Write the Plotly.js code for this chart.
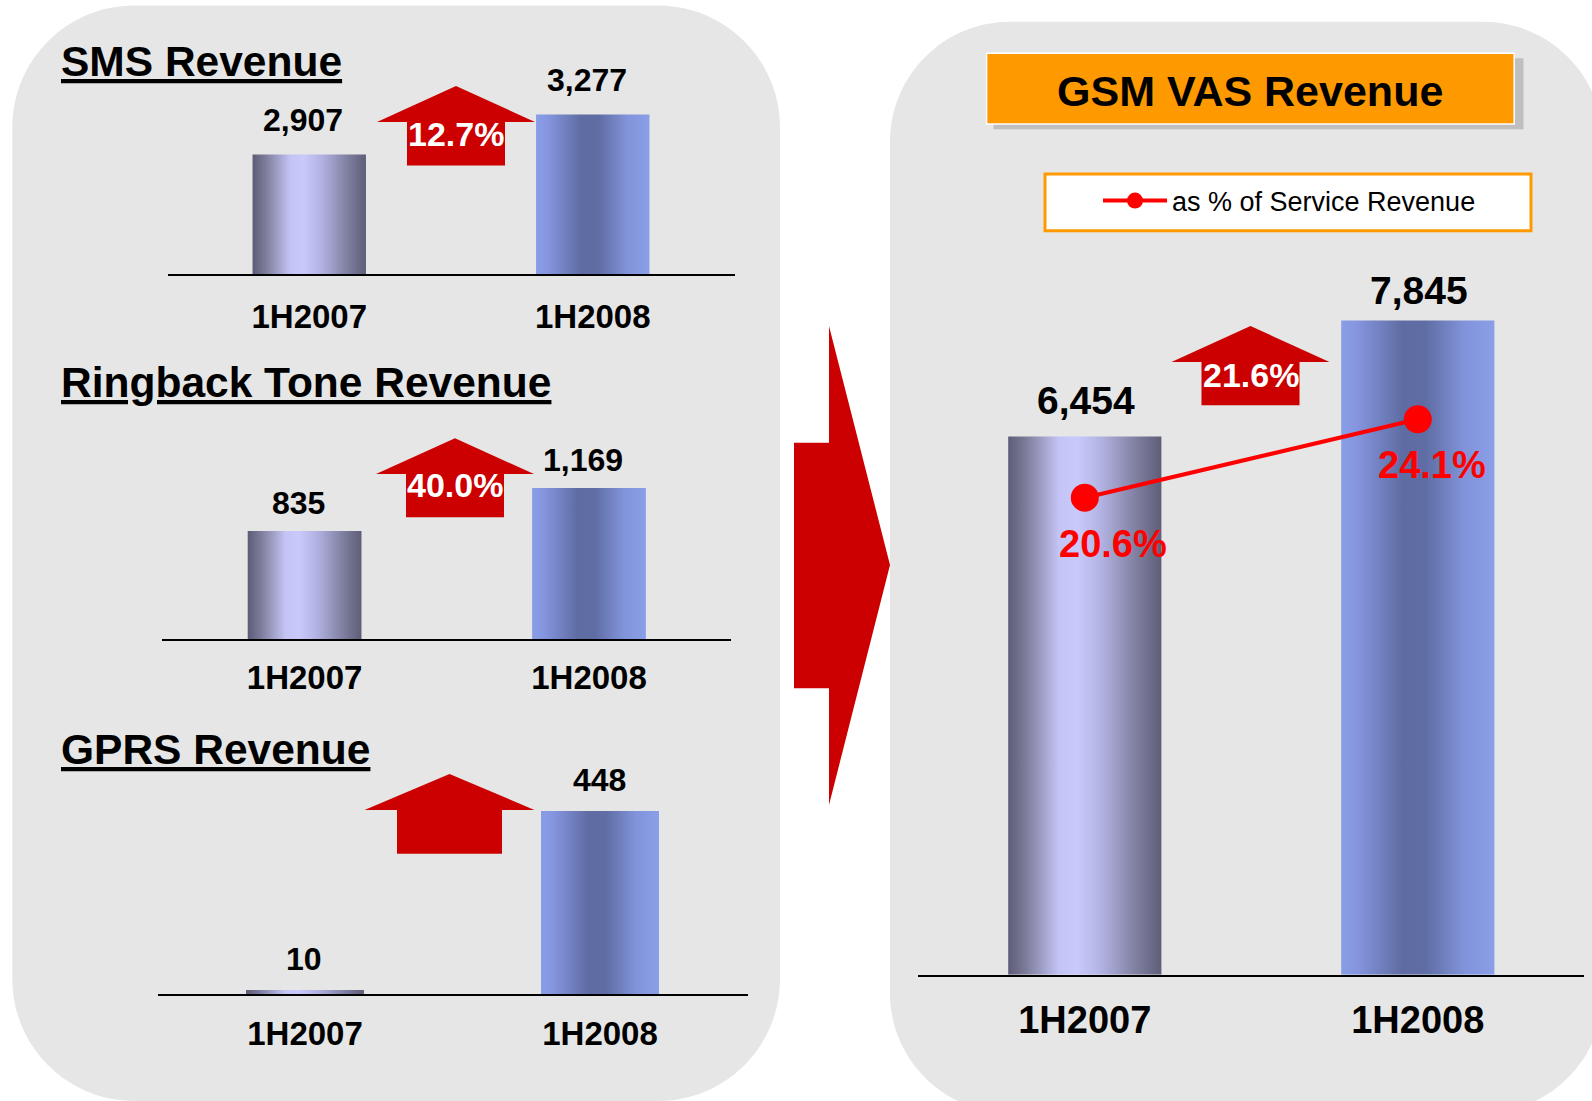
<!DOCTYPE html>
<html>
<head>
<meta charset="utf-8">
<script src="https://cdn.plot.ly/plotly-3.0.1.min.js"></script>
<style>
  html, body { margin: 0; padding: 0; background: #ffffff; }
  #chart { width: 1592px; height: 1101px; }
</style>
</head>
<body>
<div id="chart"></div>
<script>
// ---------------- data ----------------
const periods = ['1H2007', '1H2008'];
const smsRevenue = [2907, 3277];
const ringbackRevenue = [835, 1169];
const gprsRevenue = [10, 448];
const gsmVasRevenue = [6454, 7845];
const vasShareOfServiceRevenue = [20.6, 24.1];
const growthLabels = ['12.7%', '40.0%', '', '21.6%'];
const panelTitles = ['SMS Revenue', 'Ringback Tone Revenue', 'GPRS Revenue', 'GSM VAS Revenue'];
const lineSeriesName = 'as % of Service Revenue';

// ---------------- helpers ----------------
const W = 1592, H = 1101;
const px = v => v / W;
const py = v => 1 - v / H;
function P(x, y) { return px(x).toFixed(5) + ',' + py(y).toFixed(5); }
const FONT = 'Liberation Sans, Arial, Helvetica, sans-serif';
const fmt = v => v.toLocaleString('en-US');

function roundRect(x0, y0, x1, y1, r) {
  const k = 0.5523 * r;
  return 'M' + P(x0 + r, y0) + 'L' + P(x1 - r, y0) +
    'C' + P(x1 - r + k, y0) + ' ' + P(x1, y0 + r - k) + ' ' + P(x1, y0 + r) +
    'L' + P(x1, y1 - r) +
    'C' + P(x1, y1 - r + k) + ' ' + P(x1 - r + k, y1) + ' ' + P(x1 - r, y1) +
    'L' + P(x0 + r, y1) +
    'C' + P(x0 + r - k, y1) + ' ' + P(x0, y1 - r + k) + ' ' + P(x0, y1 - r) +
    'L' + P(x0, y0 + r) +
    'C' + P(x0, y0 + r - k) + ' ' + P(x0 + r - k, y0) + ' ' + P(x0 + r, y0) + 'Z';
}
function upArrow(cx, tipY, baseY, headHalf, shaftHalf, bottomY) {
  return 'M' + P(cx, tipY) + 'L' + P(cx + headHalf, baseY) + 'L' + P(cx + shaftHalf, baseY) +
    'L' + P(cx + shaftHalf, bottomY) + 'L' + P(cx - shaftHalf, bottomY) +
    'L' + P(cx - shaftHalf, baseY) + 'L' + P(cx - headHalf, baseY) + 'Z';
}
function rectShape(x0, y0, x1, y1, fill, lineColor, lineWidth) {
  return { type: 'rect', xref: 'paper', yref: 'paper', layer: 'below',
    x0: px(x0), x1: px(x1), y0: py(y1), y1: py(y0),
    fillcolor: fill, line: { color: lineColor || fill, width: lineWidth || 0 } };
}
function pathShape(path, fill) {
  return { type: 'path', xref: 'paper', yref: 'paper', layer: 'below', path: path,
    fillcolor: fill, line: { width: 0 } };
}

// ---------------- traces ----------------
const fallbackColors = ['#9a9ac8', '#7384c8'];
function barTrace(values, xa, ya, width) {
  return { type: 'bar', x: periods, y: values, xaxis: xa, yaxis: ya, width: width,
    marker: { color: fallbackColors, line: { width: 0 } }, showlegend: false, hoverinfo: 'skip' };
}
const data = [
  barTrace(smsRevenue, 'x', 'y', 0.40),
  barTrace(ringbackRevenue, 'x2', 'y2', 0.40),
  barTrace(gprsRevenue, 'x3', 'y3', 0.40),
  barTrace(gsmVasRevenue, 'x4', 'y4', 0.46),
  { type: 'scatter', mode: 'lines+markers', name: lineSeriesName,
    x: periods, y: vasShareOfServiceRevenue, xaxis: 'x4', yaxis: 'y5',
    line: { color: '#ff0000', width: 4 },
    marker: { color: '#ff0000', size: 28, line: { width: 0 } },
    showlegend: true, hoverinfo: 'skip' }
];

// ---------------- axes ----------------
function xAxis(d0, d1, anchor, fontSize, standoff) {
  return { domain: [px(d0), px(d1)], anchor: anchor, type: 'category', range: [-0.5, 1.5],
    showline: true, linecolor: '#000000', linewidth: 2, showgrid: false, zeroline: false,
    ticks: '', ticklabelstandoff: standoff,
    tickfont: { family: FONT, size: fontSize, color: '#000000', weight: 'bold' } };
}
function yAxis(top, bottom, range, anchor) {
  return { domain: [py(bottom), py(top)], range: range, anchor: anchor, visible: false,
    showgrid: false, zeroline: false };
}

// ---------------- annotations ----------------
const annotations = [];
function titleAnn(text, x, y, size) {
  annotations.push({ xref: 'paper', yref: 'paper', x: px(x), y: py(y), xanchor: 'left', yanchor: 'middle',
    text: '<u>' + text + '</u>', showarrow: false,
    font: { family: FONT, size: size, color: '#000000', weight: 'bold' } });
}
titleAnn(panelTitles[0], 59, 61, 42.5);
titleAnn(panelTitles[1], 59, 382.5, 42.5);
titleAnn(panelTitles[2], 59, 749, 42.5);
annotations.push({ xref: 'paper', yref: 'paper', x: px(1250), y: py(91), xanchor: 'center', yanchor: 'middle',
  text: panelTitles[3], showarrow: false,
  font: { family: FONT, size: 43, color: '#000000', weight: 'bold' } });

function valueLabels(values, xa, ya, lift, size, xshift) {
  values.forEach((v, i) => {
    annotations.push({ xref: xa, yref: ya, x: periods[i], y: v, yshift: Array.isArray(lift) ? lift[i] : lift,
      xshift: xshift || 0,
      xanchor: 'center', yanchor: 'middle', text: fmt(v), showarrow: false,
      font: { family: FONT, size: size, color: '#000000', weight: 'bold' } });
  });
}
valueLabels(smsRevenue, 'x', 'y', 34, 32, -6);
valueLabels(ringbackRevenue, 'x2', 'y2', 28, 32, -6);
valueLabels(gprsRevenue, 'x3', 'y3', 31, 32, -1);
valueLabels(gsmVasRevenue, 'x4', 'y4', [36, 30], 39, 1);

const pctShiftX = [28, 14];
vasShareOfServiceRevenue.forEach((v, i) => {
  annotations.push({ xref: 'x4', yref: 'y5', x: periods[i], y: v, xshift: pctShiftX[i], yshift: -46,
    xanchor: 'center', yanchor: 'middle', text: v.toFixed(1) + '%', showarrow: false,
    font: { family: FONT, size: 38, color: '#ff0000', weight: 'bold' } });
});

// growth arrows (decorative) and their labels
const arrows = [
  { cx: 456, tip: 86, base: 122, head: 79, shaft: 49, bottom: 165.5, textY: 134 },
  { cx: 455, tip: 438.3, base: 474, head: 79, shaft: 49, bottom: 517.3, textY: 485 },
  { cx: 449.5, tip: 774, base: 810, head: 85, shaft: 52.5, bottom: 853.7, textY: 832 },
  { cx: 1250.5, tip: 326, base: 362, head: 79, shaft: 49, bottom: 405.3, textY: 374.5 }
];
arrows.forEach((a, i) => {
  if (growthLabels[i]) {
    annotations.push({ xref: 'paper', yref: 'paper', x: px(a.cx), y: py(a.textY), xanchor: 'center', yanchor: 'middle',
      text: growthLabels[i], showarrow: false,
      font: { family: FONT, size: 34, color: '#ffffff', weight: 'bold' } });
  }
});

// ---------------- shapes ----------------
const PANEL = '#e5e6e5';
const RED = '#cc0000';
const shapes = [
  pathShape(roundRect(12.3, 5.5, 780, 1101, 122), PANEL),
  pathShape(roundRect(890, 21.7, 1603, 1113, 120), PANEL),
  pathShape('M' + P(794, 442.7) + 'L' + P(829, 442.7) + 'L' + P(829, 326) + 'L' + P(890, 565) +
    'L' + P(829, 805) + 'L' + P(829, 688.3) + 'L' + P(794, 688.3) + 'Z', RED),
  rectShape(993.5, 58.3, 1523.5, 129.3, '#bfbfbf'),
  rectShape(986.6, 53.3, 1514.2, 124, '#ff9900', '#ffffff', 1.5),
  rectShape(1045, 174, 1531, 230.7, '#ffffff', '#ff9900', 3)
];
arrows.forEach(a => shapes.push(pathShape(upArrow(a.cx, a.tip, a.base, a.head, a.shaft, a.bottom), RED)));

// ---------------- layout ----------------
const layout = {
  width: W, height: H, autosize: false,
  margin: { l: 0, r: 0, t: 0, b: 0, pad: 0 },
  paper_bgcolor: '#ffffff', plot_bgcolor: 'rgba(0,0,0,0)',
  font: { family: FONT, color: '#000000' },
  showlegend: true,
  legend: { x: px(1098), y: py(201), xanchor: 'left', yanchor: 'middle',
    bgcolor: 'rgba(0,0,0,0)', borderwidth: 0, itemwidth: 64,
    font: { family: FONT, size: 27, color: '#000000' } },
  xaxis: xAxis(167.5, 734.5, 'y', 33, 12),
  yaxis: yAxis(100, 274.4, [1800, 3410], 'x'),
  xaxis2: xAxis(162.4, 731.2, 'y2', 33, 8),
  yaxis2: yAxis(450, 639, [0, 1462], 'x2'),
  xaxis3: xAxis(157.5, 747.5, 'y3', 33, 9),
  yaxis3: yAxis(780, 994, [0, 524], 'x3'),
  xaxis4: xAxis(918.3, 1584.3, 'y4', 38, 11),
  yaxis4: yAxis(200, 974.7, [0, 9289], 'x4'),
  yaxis5: { overlaying: 'y4', anchor: 'x4', side: 'right', range: [-0.696, 33.89], visible: false,
    showgrid: false, zeroline: false },
  shapes: shapes,
  annotations: annotations
};

// ---------------- bar gradients ----------------
const barGradients = [
  [[0, '#5c5c78'], [0.12, '#7e7e9c'], [0.33, '#c3c3f5'], [0.45, '#c9c9fc'], [0.62, '#b0b0e0'], [0.85, '#7c7c9c'], [1, '#5e5e79']],
  [[0, '#899de8'], [0.1, '#8596df'], [0.4, '#5f6ca3'], [0.55, '#5f6da4'], [0.8, '#8193d9'], [1, '#8a9fe9']]
];
function applyGradients(gd) {
  const ns = 'http://www.w3.org/2000/svg';
  const svg = gd.querySelector('svg.main-svg');
  let defs = svg.querySelector('defs');
  if (!defs) { defs = document.createElementNS(ns, 'defs'); svg.insertBefore(defs, svg.firstChild); }
  barGradients.forEach((stops, i) => {
    const lg = document.createElementNS(ns, 'linearGradient');
    lg.setAttribute('id', 'barGrad' + i);
    lg.setAttribute('x1', '0'); lg.setAttribute('y1', '0');
    lg.setAttribute('x2', '1'); lg.setAttribute('y2', '0');
    stops.forEach(s => {
      const st = document.createElementNS(ns, 'stop');
      st.setAttribute('offset', s[0]);
      st.setAttribute('stop-color', s[1]);
      lg.appendChild(st);
    });
    defs.appendChild(lg);
  });
  gd.querySelectorAll('.barlayer .trace').forEach(tr => {
    tr.querySelectorAll('.point path').forEach((p, j) => {
      p.style.fill = 'url(#barGrad' + (j % barGradients.length) + ')';
    });
  });
}

const gd = document.getElementById('chart');
Plotly.newPlot(gd, data, layout, { staticPlot: true, displayModeBar: false }).then(applyGradients);
</script>
</body>
</html>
━━━━━━
> [Your task] Quote, exactly and only, the lines from the first line of the data above through the line containing "const fmt = v => v.toLocaleString('en-US');". The pictures do not belong in it.

> [Exercise response]
Write the Plotly.js code for this chart.
<!DOCTYPE html>
<html>
<head>
<meta charset="utf-8">
<script src="https://cdn.plot.ly/plotly-3.0.1.min.js"></script>
<style>
  html, body { margin: 0; padding: 0; background: #ffffff; }
  #chart { width: 1592px; height: 1101px; }
</style>
</head>
<body>
<div id="chart"></div>
<script>
// ---------------- data ----------------
const periods = ['1H2007', '1H2008'];
const smsRevenue = [2907, 3277];
const ringbackRevenue = [835, 1169];
const gprsRevenue = [10, 448];
const gsmVasRevenue = [6454, 7845];
const vasShareOfServiceRevenue = [20.6, 24.1];
const growthLabels = ['12.7%', '40.0%', '', '21.6%'];
const panelTitles = ['SMS Revenue', 'Ringback Tone Revenue', 'GPRS Revenue', 'GSM VAS Revenue'];
const lineSeriesName = 'as % of Service Revenue';

// ---------------- helpers ----------------
const W = 1592, H = 1101;
const px = v => v / W;
const py = v => 1 - v / H;
function P(x, y) { return px(x).toFixed(5) + ',' + py(y).toFixed(5); }
const FONT = 'Liberation Sans, Arial, Helvetica, sans-serif';
const fmt = v => v.toLocaleString('en-US');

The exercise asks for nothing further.